Les rites de la crémation consiste à envelopper le corps du défunt dans des tissus et décoré de fleurs, puis baigné dans le Gange pour une dernière purification. Ensuite, il est amené au bucher. Le bois est un bois spécial, apparemment très huileux et qui permet de masquer à peu près l’odeur du corps qui brûle.

      Le fils aîné du défunt, rasé et habillé de blanc, met alors le feu tout en accomplissant certains rites. L’atmosphère est impressionnante : cela grouille de monde, et les corps s’enchaînent…

      Les crémations ont lieu 24h sur 24h, tous les jours sans exception. Quant aux cendres et restes humains, elles finissent bercées par les flôts du Gange, où se baignent chaque jour des centaines de croyants. Environ 200 kg de bois sont nécessaires pour brûler entièrement le corps. Certaines familles pauvres ne peuvent pas acheter ces 200 kg de bois. Le corps n’est alors pas entièrement brûlé et certaines parties du corps sont jetées dans le Gange et peuvent donc être visibles …

 

      Le fil conducteur de mon périple était le Gange, je suis resté prés d’une semaine à Varanasi pour assister tous les soirs à la cérémonie de l’Aarti. Il s'agit d'un rite religieux de la plus haute importance pour les hindous. Ce rituel a lieu en fin de journée au coucher du soleil. Il rassemble de nombreux fidèles qui viennent à pied ou en bateau.

      La nuit commence à tomber doucement sur le ghât de Dasaswamedh, les fidèles affluent en masse pour avoir la meilleure place. Dans quelques minutes sept prêtres vont officier, chacun sur un plot en béton disposé  au bord du Gange, à une cérémonie d'offrandes à la déesse Ganga, la déesse du Gange. 

       Les lumières s’allument, les prêtres arrivent, se mettent devant leur petit autel respectif recouvert d'un tissu de couleur orangée où sont disposés les divers objets qui vont servir au rituel. La cérémonie débute par un dépôt de couronnes de fleurs fraîches sur les tableaux représentant la déesse Ganga. Suivent des prières adressées à la déesse. Vont se succéder ensuite des gestes ancestraux empreints d'une grande solennité. Les sept prêtres parfaitement coordonnés refont les mêmes gestes aux quatre points cardinaux avec les bâtons d'encens, le gros diffuseur d'encens, le feu sous deux formes différentes, l'eau, l'éventail en plumes de paon et le plumet. Tout en secouant de la main gauche une cloche pour attirer l'attention de la déesse. Le feu purificateur est présenté avec deux objets différents : un grand bougeoir qui comporte de nombreuses bougies puis une coupe à tête de cobra.

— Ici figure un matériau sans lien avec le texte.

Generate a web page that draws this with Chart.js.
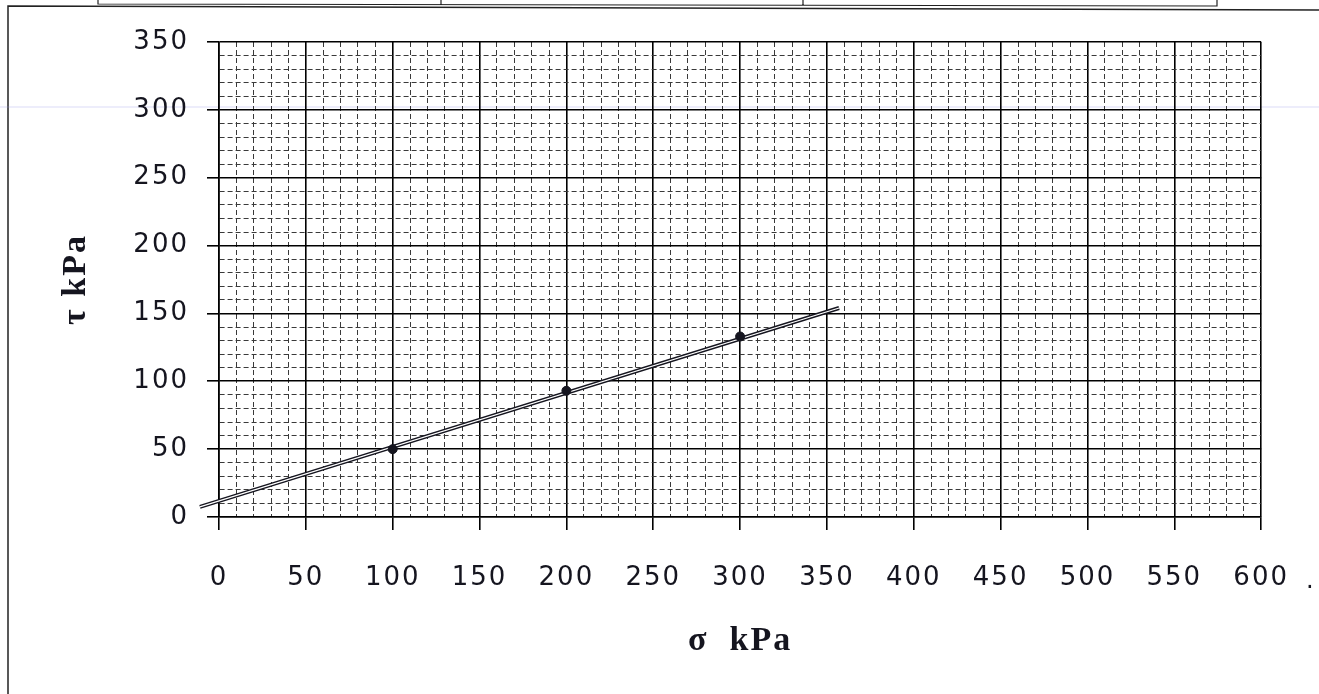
<!DOCTYPE html>
<html>
<head>
<meta charset="utf-8">
<script src="https://cdn.jsdelivr.net/npm/chart.js@4.4.1/dist/chart.umd.min.js"></script>
<style>
  html, body { margin: 0; padding: 0; background: #fff; }
  #wrap { width: 1319px; height: 694px; }
</style>
</head>
<body>
<div id="wrap"><canvas id="myChart" width="1319" height="694"></canvas></div>
<script>
// measured points (sigma, tau) in kPa
const sigma = [100, 200, 300];
const tau = [50, 93, 133];

const lineSigma = [-11, 357];
const lineTau = [7.5, 154];

const xTickLabels = ['0', '50', '100', '150', '200', '250', '300', '350', '400', '450', '500', '550', '600'];
const yTickLabels = ['0', '50', '100', '150', '200', '250', '300', '350'];

const ink = '#15151f';

const isMajor = (c, labels) => c.tick && labels.includes(String(c.tick.value));

// scan decorations: frame, table edge above, stray marks
const paperPlugin = {
  id: 'paper',
  beforeDraw(chart) {
    const c = chart.ctx;
    c.save();
    c.fillStyle = '#fff';
    c.fillRect(0, 0, chart.width, chart.height);
    c.strokeStyle = '#222';
    c.lineWidth = 1.5;
    c.beginPath();
    c.moveTo(8, 694); c.lineTo(8, 6);
    c.lineTo(1319, 10);
    c.stroke();
    c.lineWidth = 1.2;
    c.beginPath();
    c.moveTo(98, 0); c.lineTo(98, 4); c.lineTo(1217, 6); c.lineTo(1217, 0);
    c.moveTo(441, 0); c.lineTo(441, 5);
    c.moveTo(803, 0); c.lineTo(803, 5);
    c.stroke();
    c.strokeStyle = 'rgba(150,150,230,0.35)';
    c.lineWidth = 1;
    c.beginPath();
    c.moveTo(0, 107); c.lineTo(1319, 107);
    c.stroke();
    c.restore();
    c.letterSpacing = '2px';
  },
  afterDraw(chart) {
    const c = chart.ctx;
    c.save();
    c.fillStyle = ink;
    c.font = '24px "DejaVu Sans"';
    c.fillText('.', 1306, 588);
    c.restore();
  }
};

new Chart(document.getElementById('myChart'), {
  type: 'scatter',
  data: {
    datasets: [
      {
        label: 'tests',
        data: sigma.map((s, i) => ({ x: s, y: tau[i] })),
        backgroundColor: ink,
        borderColor: ink,
        pointRadius: 4.5,
        order: 0
      },
      {
        label: 'line inner',
        data: lineSigma.map((s, i) => ({ x: s, y: lineTau[i] })),
        showLine: true,
        borderColor: '#fff',
        borderWidth: 1.3,
        pointRadius: 0,
        clip: false,
        order: 1
      },
      {
        label: 'line',
        data: lineSigma.map((s, i) => ({ x: s, y: lineTau[i] })),
        showLine: true,
        borderColor: ink,
        borderWidth: 4,
        pointRadius: 0,
        clip: false,
        order: 2
      }
    ]
  },
  options: {
    responsive: false,
    animation: false,
    layout: { padding: { left: 10, right: 56, top: 42, bottom: 10 } },
    plugins: {
      legend: { display: false },
      tooltip: { enabled: false }
    },
    scales: {
      x: {
        type: 'linear',
        min: 0,
        max: 600,
        afterFit(scale) { scale.height = 167; },
        ticks: {
          stepSize: 10,
          autoSkip: false,
          maxRotation: 0,
          padding: 33,
          color: ink,
          font: { family: '"DejaVu Sans"', size: 26 },
          callback: v => xTickLabels.includes(String(v)) ? String(v) : ''
        },
        grid: {
          color: c => isMajor(c, xTickLabels) ? '#000' : '#3a3a3a',
          lineWidth: c => isMajor(c, xTickLabels) ? 1.6 : 1,
          tickColor: c => isMajor(c, xTickLabels) ? '#000' : 'rgba(0,0,0,0)',
          tickLength: 13
        },
        border: {
          color: '#000',
          width: 1.6,
          dash: c => isMajor(c, xTickLabels) ? [] : [5, 3]
        },
        title: {
          display: true,
          text: 'σ  kPa',
          color: ink,
          font: { family: '"Liberation Serif"', size: 34, weight: 'bold', lineHeight: 1.2 },
          padding: { top: 0, bottom: 22 }
        }
      },
      y: {
        type: 'linear',
        min: 0,
        max: 350,
        afterFit(scale) { scale.width = 209; },
        ticks: {
          stepSize: 10,
          autoSkip: false,
          padding: 18,
          color: ink,
          font: { family: '"DejaVu Sans"', size: 26 },
          callback: v => yTickLabels.includes(String(v)) ? String(v) : ''
        },
        grid: {
          color: c => isMajor(c, yTickLabels) ? '#000' : '#3a3a3a',
          lineWidth: c => isMajor(c, yTickLabels) ? 1.6 : 1,
          tickColor: c => isMajor(c, yTickLabels) ? '#000' : 'rgba(0,0,0,0)',
          tickLength: 12
        },
        border: {
          color: '#000',
          width: 1.6,
          dash: c => isMajor(c, yTickLabels) ? [] : [5, 3]
        },
        title: {
          display: true,
          text: 'τ kPa',
          color: ink,
          font: { family: '"Liberation Serif"', size: 34, weight: 'bold', lineHeight: 1.2 },
          padding: { top: 46, bottom: 0 }
        }
      }
    }
  },
  plugins: [paperPlugin]
});
</script>
</body>
</html>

    Une fois le feu éteint par des gouttes d'eau du Gange, les prêtres continuent leurs gestes symboliques avec l'éventail en plumes de paon puis avec un énorme plumet. Chaque objet, chaque geste ont bien évidemment une signification que je suis incapable de vous expliquer.

       La nuit est totalement tombée depuis longtemps. L'encens, le feu, le son des cloches, le recueillement de la foule, c ‘est une atmosphère indescriptible, ça a quelque chose de  surréaliste…

Au bout d'une heure, la cérémonie s'achève par des chants repris en cœur par la foule. Puis chaque officiant lance quelques gouttes d'eau sur les pèlerins et une pluie de pétales de fleurs sur le fleuve.

    Pendant une heure on est complètement transporté dans un autre monde, cette cérémonie fait partie de mes moments inoubliables.

A travers ce carnet de voyage, j’ai voulu vous faire partager trois lieux saints, trois lieux qui auront marqué ma mémoire à jamais, certaines villes que j’avais découvert quelques années auparavant et dont je m’étais juré d’y revenir.

       

 

 

       L’Inde est le second pays où j’ai effectué le plus de voyage, du Gujarat au Rajasthan, à la rencontre de communautés en passant par l’Inde Himalayenne afin d’y découvrir le Bouddhisme dans des monastères et trek au Ladhak ,  jusqu’au Bengale Occidental (Calcutta, Darjeeling…) pour accéder à l’état du Sikkim où j’ai eu la chance de marcher dans les pas, foulés par Alexandra David Néel dans son aventure jusqu’au Tibet interdit en 1924. (Autobiographie : Journal d’une parisienne à Lhassa).